Les enfants issus de ce mariage peuvent aller chez leurs oncles maternels et ils y ont une liberté totale. Ce brassage des familles crée des relations de tolérance et d’alliance respective entre les villages.
Évolutions des anciens interdits entre famille : le cas du mariage d’Ansoumane Camara et Fatoumata Doumbouya
Pour Damaro, les femmes peuvent venir de Sanankoroni (comme c’est le cas de Fatoumata Doumbouya), Farala, Mandou, Kouroudou et des autres villages avoisinants. Kouyaté, Diabaté, Dioubaté, Kanté sont des noms de famille de griots (djeli) : auparavant, ceux-ci n’avaient pas de relations matrimoniales avec les Camara. Ils se mariaient entre eux. De la même façon, les djaka parmi les Doumbouya, et surtout ceux provenant de Sanankoroni, n’avaient pas de relations non plus avec les Camara, parce qu’ils faisaient les éloges des rois de Damaro. Mais cette tradition n’est plus entièrement observée.
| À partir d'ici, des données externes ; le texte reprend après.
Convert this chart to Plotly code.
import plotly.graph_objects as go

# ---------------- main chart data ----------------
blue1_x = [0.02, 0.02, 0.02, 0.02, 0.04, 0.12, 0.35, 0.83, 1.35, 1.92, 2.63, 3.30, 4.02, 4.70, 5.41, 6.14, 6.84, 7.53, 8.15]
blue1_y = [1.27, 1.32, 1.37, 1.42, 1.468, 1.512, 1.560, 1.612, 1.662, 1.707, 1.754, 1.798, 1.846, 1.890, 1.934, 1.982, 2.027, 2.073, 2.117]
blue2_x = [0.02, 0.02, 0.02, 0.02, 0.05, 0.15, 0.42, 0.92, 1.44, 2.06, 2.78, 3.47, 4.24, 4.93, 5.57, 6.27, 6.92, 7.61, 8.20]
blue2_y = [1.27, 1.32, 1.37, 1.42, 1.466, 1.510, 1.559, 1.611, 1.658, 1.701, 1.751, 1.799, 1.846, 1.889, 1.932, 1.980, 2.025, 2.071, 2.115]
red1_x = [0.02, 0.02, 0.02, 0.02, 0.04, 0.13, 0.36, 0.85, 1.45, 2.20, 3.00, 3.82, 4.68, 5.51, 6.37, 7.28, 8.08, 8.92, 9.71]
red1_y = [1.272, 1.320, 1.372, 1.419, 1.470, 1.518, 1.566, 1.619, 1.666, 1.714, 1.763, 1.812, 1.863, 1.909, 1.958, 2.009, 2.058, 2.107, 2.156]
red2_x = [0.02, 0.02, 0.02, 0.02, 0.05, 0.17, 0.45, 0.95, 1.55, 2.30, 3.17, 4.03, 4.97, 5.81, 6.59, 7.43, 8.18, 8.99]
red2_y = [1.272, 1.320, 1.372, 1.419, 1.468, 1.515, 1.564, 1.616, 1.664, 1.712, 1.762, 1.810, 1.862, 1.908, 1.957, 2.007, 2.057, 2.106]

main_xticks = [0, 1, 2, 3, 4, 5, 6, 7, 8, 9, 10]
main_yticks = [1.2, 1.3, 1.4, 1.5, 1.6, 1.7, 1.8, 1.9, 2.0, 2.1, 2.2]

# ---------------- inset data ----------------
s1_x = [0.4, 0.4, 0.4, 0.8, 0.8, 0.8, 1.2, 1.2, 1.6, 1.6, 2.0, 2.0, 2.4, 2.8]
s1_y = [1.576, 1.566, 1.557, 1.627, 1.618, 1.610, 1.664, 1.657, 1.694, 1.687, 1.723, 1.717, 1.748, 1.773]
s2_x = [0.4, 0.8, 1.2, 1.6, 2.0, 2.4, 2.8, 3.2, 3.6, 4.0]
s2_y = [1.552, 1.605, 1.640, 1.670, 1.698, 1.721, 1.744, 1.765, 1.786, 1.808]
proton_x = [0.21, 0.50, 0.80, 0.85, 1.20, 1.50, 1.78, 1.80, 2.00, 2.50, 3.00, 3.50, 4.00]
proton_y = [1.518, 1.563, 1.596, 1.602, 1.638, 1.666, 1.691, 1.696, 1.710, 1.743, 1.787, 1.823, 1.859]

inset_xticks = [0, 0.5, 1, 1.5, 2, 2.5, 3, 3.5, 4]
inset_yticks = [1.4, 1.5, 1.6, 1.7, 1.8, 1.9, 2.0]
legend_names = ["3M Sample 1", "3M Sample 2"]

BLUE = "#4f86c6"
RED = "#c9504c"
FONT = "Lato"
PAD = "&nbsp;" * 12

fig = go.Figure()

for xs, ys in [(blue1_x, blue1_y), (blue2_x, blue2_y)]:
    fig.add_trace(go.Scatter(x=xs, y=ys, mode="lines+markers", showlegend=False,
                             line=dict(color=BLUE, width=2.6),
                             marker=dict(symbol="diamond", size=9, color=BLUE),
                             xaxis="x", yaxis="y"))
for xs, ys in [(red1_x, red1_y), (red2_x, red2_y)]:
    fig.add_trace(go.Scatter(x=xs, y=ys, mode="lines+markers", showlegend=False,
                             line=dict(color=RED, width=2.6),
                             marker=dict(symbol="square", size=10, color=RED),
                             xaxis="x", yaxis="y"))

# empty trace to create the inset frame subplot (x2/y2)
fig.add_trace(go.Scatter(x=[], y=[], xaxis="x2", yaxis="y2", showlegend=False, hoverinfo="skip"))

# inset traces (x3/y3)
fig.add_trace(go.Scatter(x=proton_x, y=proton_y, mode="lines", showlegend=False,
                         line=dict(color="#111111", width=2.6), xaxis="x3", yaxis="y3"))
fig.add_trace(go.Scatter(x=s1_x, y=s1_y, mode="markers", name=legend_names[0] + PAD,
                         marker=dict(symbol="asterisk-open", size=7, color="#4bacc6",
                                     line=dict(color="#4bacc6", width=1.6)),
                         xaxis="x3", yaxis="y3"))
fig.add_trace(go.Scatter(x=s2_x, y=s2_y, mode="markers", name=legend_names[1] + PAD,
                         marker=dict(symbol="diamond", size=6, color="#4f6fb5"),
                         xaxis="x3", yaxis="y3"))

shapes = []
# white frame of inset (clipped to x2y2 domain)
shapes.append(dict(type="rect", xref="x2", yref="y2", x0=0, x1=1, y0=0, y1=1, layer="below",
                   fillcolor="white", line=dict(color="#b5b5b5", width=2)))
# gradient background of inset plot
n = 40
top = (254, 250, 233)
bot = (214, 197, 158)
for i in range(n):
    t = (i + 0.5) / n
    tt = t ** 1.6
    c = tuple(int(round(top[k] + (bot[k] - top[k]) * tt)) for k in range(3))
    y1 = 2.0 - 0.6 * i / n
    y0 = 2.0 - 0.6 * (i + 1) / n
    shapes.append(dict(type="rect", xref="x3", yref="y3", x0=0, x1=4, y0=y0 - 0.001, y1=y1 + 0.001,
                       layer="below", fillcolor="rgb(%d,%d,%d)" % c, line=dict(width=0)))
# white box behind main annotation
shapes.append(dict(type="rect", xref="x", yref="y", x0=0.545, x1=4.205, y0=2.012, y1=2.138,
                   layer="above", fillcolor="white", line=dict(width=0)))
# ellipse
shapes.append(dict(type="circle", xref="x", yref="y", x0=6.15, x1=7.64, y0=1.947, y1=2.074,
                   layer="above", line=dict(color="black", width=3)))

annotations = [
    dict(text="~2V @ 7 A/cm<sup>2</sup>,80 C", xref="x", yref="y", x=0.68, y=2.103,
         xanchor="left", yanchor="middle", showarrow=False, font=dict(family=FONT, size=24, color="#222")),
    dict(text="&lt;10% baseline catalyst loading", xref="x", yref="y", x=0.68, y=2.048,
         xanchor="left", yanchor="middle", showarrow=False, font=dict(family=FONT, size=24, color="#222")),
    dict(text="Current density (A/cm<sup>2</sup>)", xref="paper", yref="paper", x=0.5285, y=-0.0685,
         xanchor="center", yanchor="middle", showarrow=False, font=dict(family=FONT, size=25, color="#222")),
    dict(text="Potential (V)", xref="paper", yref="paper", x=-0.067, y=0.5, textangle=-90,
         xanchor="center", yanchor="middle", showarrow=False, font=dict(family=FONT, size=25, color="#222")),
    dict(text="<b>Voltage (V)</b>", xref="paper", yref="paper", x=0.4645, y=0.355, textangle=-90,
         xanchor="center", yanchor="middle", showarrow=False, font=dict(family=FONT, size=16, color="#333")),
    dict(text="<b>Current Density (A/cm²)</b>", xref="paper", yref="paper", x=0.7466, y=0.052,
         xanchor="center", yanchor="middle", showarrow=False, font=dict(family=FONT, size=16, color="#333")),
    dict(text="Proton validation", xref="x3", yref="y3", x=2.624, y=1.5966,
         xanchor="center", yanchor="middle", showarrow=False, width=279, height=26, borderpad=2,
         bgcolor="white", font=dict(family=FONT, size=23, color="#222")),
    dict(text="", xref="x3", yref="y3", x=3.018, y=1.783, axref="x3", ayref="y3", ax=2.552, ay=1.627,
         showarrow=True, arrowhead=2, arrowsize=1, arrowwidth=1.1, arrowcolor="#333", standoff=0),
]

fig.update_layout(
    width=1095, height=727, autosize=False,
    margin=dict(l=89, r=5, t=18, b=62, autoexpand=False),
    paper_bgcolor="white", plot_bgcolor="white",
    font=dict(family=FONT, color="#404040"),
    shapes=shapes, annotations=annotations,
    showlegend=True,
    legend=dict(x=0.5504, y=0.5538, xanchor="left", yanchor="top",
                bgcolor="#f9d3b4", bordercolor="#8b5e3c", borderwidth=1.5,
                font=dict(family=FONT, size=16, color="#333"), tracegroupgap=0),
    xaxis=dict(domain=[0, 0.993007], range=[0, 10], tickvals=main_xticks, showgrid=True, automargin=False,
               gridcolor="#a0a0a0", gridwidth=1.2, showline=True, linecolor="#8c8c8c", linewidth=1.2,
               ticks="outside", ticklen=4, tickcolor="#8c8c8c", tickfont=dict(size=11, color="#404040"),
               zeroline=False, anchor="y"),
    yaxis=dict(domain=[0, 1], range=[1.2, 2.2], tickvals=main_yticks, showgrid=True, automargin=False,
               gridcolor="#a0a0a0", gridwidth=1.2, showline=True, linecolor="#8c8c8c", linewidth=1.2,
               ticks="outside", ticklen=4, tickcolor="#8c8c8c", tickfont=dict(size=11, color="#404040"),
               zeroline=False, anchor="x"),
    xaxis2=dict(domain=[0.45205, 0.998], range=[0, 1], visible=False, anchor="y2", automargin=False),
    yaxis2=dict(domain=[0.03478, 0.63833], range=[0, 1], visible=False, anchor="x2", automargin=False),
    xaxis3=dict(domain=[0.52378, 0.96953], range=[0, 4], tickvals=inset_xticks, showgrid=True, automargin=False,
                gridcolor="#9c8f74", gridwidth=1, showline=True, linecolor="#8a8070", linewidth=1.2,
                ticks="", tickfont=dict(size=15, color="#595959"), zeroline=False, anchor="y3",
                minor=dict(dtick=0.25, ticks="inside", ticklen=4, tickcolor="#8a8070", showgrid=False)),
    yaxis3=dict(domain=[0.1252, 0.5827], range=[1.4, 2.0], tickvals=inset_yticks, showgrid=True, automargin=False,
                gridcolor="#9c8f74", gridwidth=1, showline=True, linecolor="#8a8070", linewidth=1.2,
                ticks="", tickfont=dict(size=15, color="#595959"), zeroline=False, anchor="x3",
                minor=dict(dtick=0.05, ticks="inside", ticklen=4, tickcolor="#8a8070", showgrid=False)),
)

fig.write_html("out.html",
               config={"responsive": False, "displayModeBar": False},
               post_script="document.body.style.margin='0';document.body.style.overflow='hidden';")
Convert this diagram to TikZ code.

Le mariage entre Fatoumata Doumbouya et Ansoumane Camara est représentatif de ce cas, il aurait été interdit il y a quelques années. Les discussions sur les modalités du mariage ont été houleuses, certains parents s’opposaient à cette union. Mais aujourd’hui, c’est la religion musulmane qui influence les pratiques matrimoniales : puisque tous ont le même sang, il n’y a pas de raison de s’opposer à des mariages au prétexte qu’ils n’ont pas le bon nom de famille. Le chef de la famille d’Ansoumane est l’imam, il est karamoko, et c’est lui qui a beaucoup aidé pour les discussions.
Interdits régulant le mariage
Il y a une barrière religieuse : les Camara ou les autres résidents musulmans de Damaro ne se marient pas avec les non-musulmans, sauf si l’homme ou la femme décide de se convertir, comme c’est le cas des habitants de la région forestière qui sont chrétiens. La seconde femme d’Ansouma par exemple, Gao Bangama Zoumanigui s’est convertie et a pris le nom de Mariam Zoumanigui.
Il n’y a pas de barrière entre les malinkés qui constituent la majorité du village et les autres, comme les Peuls de Bassano par exemple, qui peuvent se marier librement.
Il y a une spécificité pour les forgerons dont le nom est Kanté : ceux-ci n’ont toujours pas le droit de se marier avec des Camara.
Les filles de Damaro
Les filles de Damaro quittent plus rarement leur village pour les petits villages voisins. Elles préfèrent soit rester à Damaro soit aller se marier directement dans les grandes villes comme Kankan, Conakry, Nzérékoré… Il peut arriver aussi que des filles de Damaro se marient à l’intérieur du village, avec des Camara ou des Condé.